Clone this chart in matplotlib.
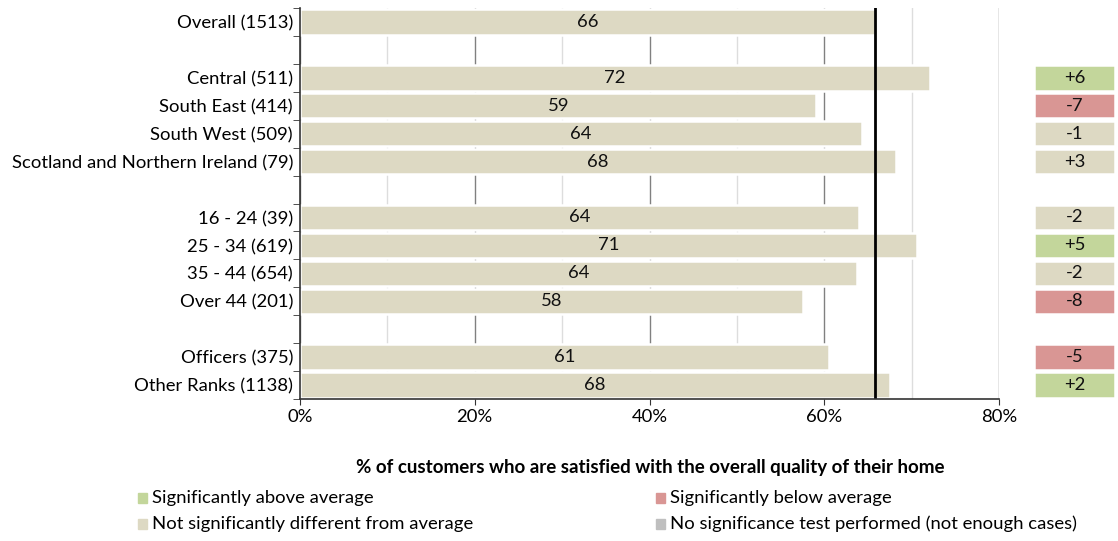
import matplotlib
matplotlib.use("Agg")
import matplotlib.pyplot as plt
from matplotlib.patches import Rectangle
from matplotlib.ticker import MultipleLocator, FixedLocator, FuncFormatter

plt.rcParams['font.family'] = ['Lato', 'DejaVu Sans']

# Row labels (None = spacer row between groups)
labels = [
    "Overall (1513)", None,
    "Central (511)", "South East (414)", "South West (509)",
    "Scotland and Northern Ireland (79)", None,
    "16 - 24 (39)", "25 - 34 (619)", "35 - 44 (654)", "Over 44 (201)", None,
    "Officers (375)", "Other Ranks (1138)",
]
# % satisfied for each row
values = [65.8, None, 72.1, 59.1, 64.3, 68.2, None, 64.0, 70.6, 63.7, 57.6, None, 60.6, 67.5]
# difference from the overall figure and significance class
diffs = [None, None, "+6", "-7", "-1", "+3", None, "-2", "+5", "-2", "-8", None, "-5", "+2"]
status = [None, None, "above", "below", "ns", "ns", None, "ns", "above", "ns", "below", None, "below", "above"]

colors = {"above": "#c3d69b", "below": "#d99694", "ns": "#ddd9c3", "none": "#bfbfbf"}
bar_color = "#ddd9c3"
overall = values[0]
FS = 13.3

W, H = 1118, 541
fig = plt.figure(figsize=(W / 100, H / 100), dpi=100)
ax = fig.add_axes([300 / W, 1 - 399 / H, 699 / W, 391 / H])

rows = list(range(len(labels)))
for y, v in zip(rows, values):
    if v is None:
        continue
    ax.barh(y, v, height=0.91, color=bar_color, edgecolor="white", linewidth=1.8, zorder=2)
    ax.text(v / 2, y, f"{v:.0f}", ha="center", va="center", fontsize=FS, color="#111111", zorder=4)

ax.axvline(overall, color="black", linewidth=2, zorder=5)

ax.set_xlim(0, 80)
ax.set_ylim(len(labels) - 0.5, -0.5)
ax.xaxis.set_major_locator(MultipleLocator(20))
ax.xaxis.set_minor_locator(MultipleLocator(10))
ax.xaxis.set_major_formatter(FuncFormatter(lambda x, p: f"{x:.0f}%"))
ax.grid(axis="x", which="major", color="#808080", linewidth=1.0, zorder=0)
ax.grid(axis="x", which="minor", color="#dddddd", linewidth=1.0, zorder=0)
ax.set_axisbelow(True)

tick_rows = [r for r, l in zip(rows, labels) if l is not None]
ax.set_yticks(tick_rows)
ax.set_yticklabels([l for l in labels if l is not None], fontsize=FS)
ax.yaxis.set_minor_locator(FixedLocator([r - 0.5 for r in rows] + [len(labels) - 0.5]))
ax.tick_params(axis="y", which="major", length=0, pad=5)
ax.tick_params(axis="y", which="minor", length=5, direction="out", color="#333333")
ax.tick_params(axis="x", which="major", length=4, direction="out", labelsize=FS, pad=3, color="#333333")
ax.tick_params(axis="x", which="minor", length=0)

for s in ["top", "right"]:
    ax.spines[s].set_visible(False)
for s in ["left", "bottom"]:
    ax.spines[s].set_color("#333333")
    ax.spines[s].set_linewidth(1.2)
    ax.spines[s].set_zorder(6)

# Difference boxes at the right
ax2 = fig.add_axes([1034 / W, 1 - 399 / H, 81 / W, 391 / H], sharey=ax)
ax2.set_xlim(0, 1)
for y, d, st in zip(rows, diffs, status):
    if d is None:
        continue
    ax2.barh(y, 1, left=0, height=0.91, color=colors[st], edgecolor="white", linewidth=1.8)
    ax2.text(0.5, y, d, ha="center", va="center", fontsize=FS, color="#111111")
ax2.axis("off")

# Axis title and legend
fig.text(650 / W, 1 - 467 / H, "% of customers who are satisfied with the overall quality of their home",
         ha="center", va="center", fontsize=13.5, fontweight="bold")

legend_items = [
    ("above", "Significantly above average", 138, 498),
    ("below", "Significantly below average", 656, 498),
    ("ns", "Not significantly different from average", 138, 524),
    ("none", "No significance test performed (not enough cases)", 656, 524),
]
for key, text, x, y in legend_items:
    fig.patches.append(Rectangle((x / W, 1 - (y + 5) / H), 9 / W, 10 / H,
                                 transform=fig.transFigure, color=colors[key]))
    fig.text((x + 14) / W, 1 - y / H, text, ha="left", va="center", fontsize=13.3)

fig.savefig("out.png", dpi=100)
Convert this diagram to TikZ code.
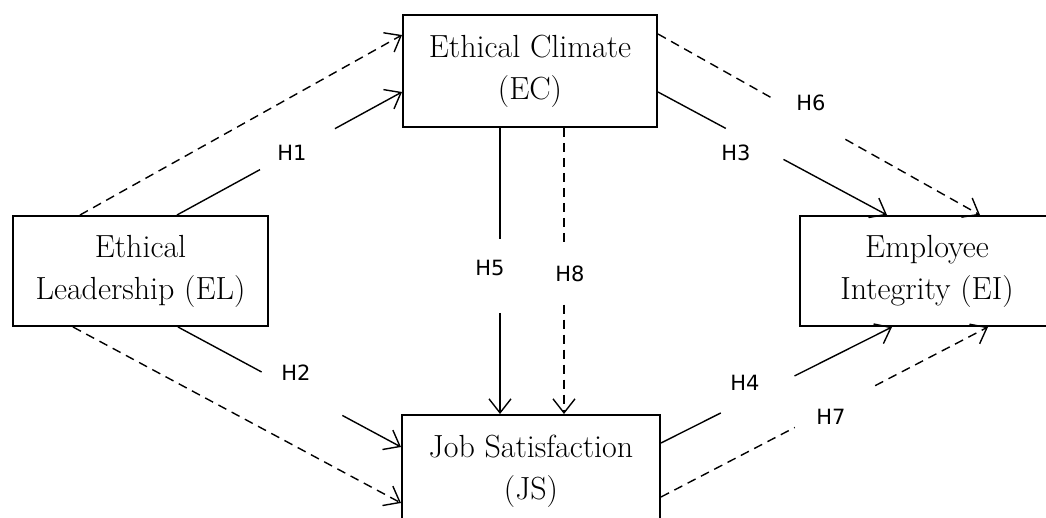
=====
Among the entries above, how many lines include the word "matplotlib"? Give the number with no comment.

6